I want to write this from scratch. The full thing. Not fill in blanks — build it.

teacher (encouraging)

That is exactly what today's challenge is. Start with the Protocol. Define the interface before the implementation. Mock source first, real design second.

student (excited)

One question before I start. The coerce_order function — should it be singledispatch too? Like, dispatch on the raw dict somehow?

teacher (amused)

You can't dispatch on dicts — they're all the same type. The coerce step is just a conditional factory. The dispatch happens after coercion, on the typed result. One step reads the string, next step routes by type. Clean separation.

student (focused)

Got it. Protocol → async iterator → context manager → queue → workers → singledispatch. Everything in order.

teacher (serious)

One edge case to watch: when the source returns an empty page before reaching max_pages. Your iterator should stop early rather than fetching empty pages forever.
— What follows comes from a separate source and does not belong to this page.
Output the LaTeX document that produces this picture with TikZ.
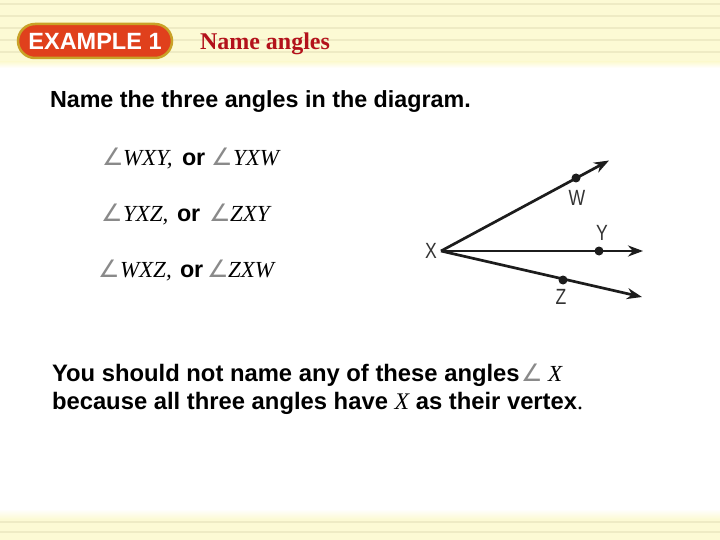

Check for empty response before incrementing the counter.

student (thinking)

Right — the if not page: raise StopAsyncIteration guard has to come before the loop goes back to fetch again. Otherwise you get a thundering herd of empty fetches at the end.

teacher (neutral)

Exactly. The empty-page guard is the one subtle detail in this whole pipeline. Everything else is assembling parts you already understand.

student (excited)

Then I'll build it. And then Day 29 is the quiz — the Week 4 checkpoint. And Day 30 is...

teacher (focused)

Day 29 is one checkpoint — five questions across everything from Week 4. Context managers, iterators, itertools, singledispatch, and this pipeline. You are going to pass it.

student (amused)

I'm going to do more than pass it.

teacher (neutral)

And Day 30. That one is different. It's not a new concept. It's a question: what kind of engineer are you now? Four weeks ago you were afraid to touch async code. You had no idea why Amir's code worked. You were promoted into a ceiling you could not see. What about now?

student (proud)

Now I design the pipeline in the shower. I explain Protocol vs ABC in code reviews. I refactored the production system and Amir had zero comments. Zero. I'm a different engineer than I was on Day 1.

teacher (encouraging)

That is the only answer that matters. Build the pipeline.